Could a fake commute be just the thing we need to get out of a work from home rut? One Londoner has been trying it, and it’s had an unexpected effect on her mental health.
One of the best things about working from home is no commute, right? No more packed bus or stressful Tube journey squashed into someone’s else’s armpit, no being forced to listen to second hand James Morrison from someone’s else headphones, or inhaling an unholy amount of a fellow passenger’s Lynx Africa. No one misses that, but what about the more pleasant aspects of traveling to and from work that have ceased now that our kitchen tables are our offices?
For many cyclists, walkers and runners, the daily commute is a chance to exercise and unwind. It provides a precious window of time to prepare for, or shake off the working day. For some of us, after months of working from home, ruts have formed and new habits have become entrenched. Plus, it’s hard to motivate yourself to get up, shower, make breakfast, get dressed when slouching towards your laptop in your pjs is often the more appealing option.
One young Londoner, Hannah Coorg, 28, has been taking a novel approach now that the city is in the Tier 2 level of restrictions.
Based in Brixton, and working from home (as Stylist’s Business Development Director in Commerce) since lockdown began in March, Hannah has begun to do what she calls a ‘fake commute’.

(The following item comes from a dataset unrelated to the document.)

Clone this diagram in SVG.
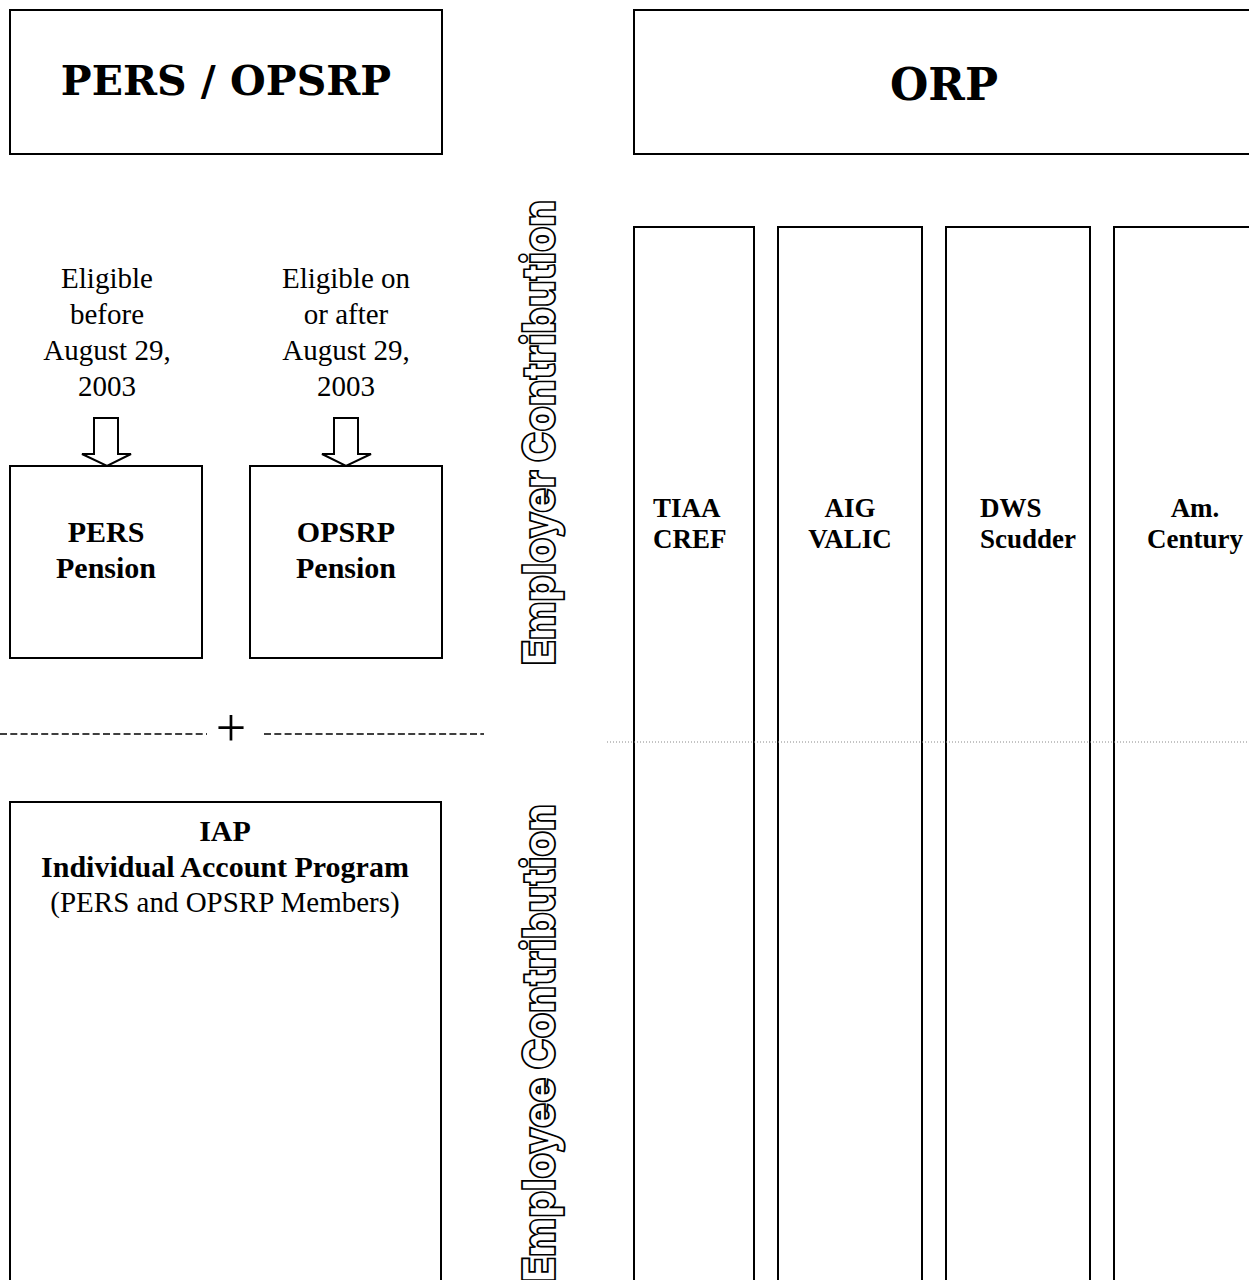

Once lockdown begun, like many of us, Hannah, who flat shares with a friend found herself living and working in a small space – with the kitchen table doubling as a desk.
Pre Covid-19 Hannah enjoyed her morning routine – get up, shower, apply make up, get dressed and head off to work. She is also a keen runner so that would often form part of her morning too.
But, after lockdown she found herself feeling “a bit lazy.” Then the idea for a fake commute struck.
“I love to be active. When Covid first started I let myself go a little! I thought I need to do something in the mornings to make me feel awake. I felt I was going in a circle. I was getting up every morning, going to the other room, doing my work, making food, then going to bed. It felt like a cycle of just walking round my house, so I wanted to break that pattern.”
Two weeks ago after staying over at her boyfriend’s in east London, Hannah walked from his to hers and realised how much she missed the feeling. “It’s that sense of change of scenery. I know people do just go for walks in the morning but I thought ‘what if I fully think about getting ready fo work and get up walk for about 45 mins to an hour? I even pack my bag like I’m leaving for the day!” (This is something that lots of Instagrammers have been bemused by watching Hannah document her commutes on Insta stories).
“In a weird way in puts me a different frame of mind. I do everything I normally do on a commute – I listen to a playlist, I use that time to come into my own and settle before work.”
There is method (and purpose) to the madness. “I set up my desk the night before and I open my laptop so when I come in from my ‘commute’ everything is laid out.”
Like many others who are now WFH veterans, Hannah misses the small talk with colleagues in the morning, but her commute is a way to punctuate the day and add structure – and it’s clearly working for her.
“What I found is that feeling that I have to go out in the morning has been mentally really helpful for me. It’s not technically a change of scenery but it does set me up from the day and I have the rhythm of arriving to work.”
Has her fake commute ever caused her to be late like so many real commuter journeys? “It actually has! And I’m such a punctual person but last week I was ten minutes late.” For once, we can’t blame the trains for that.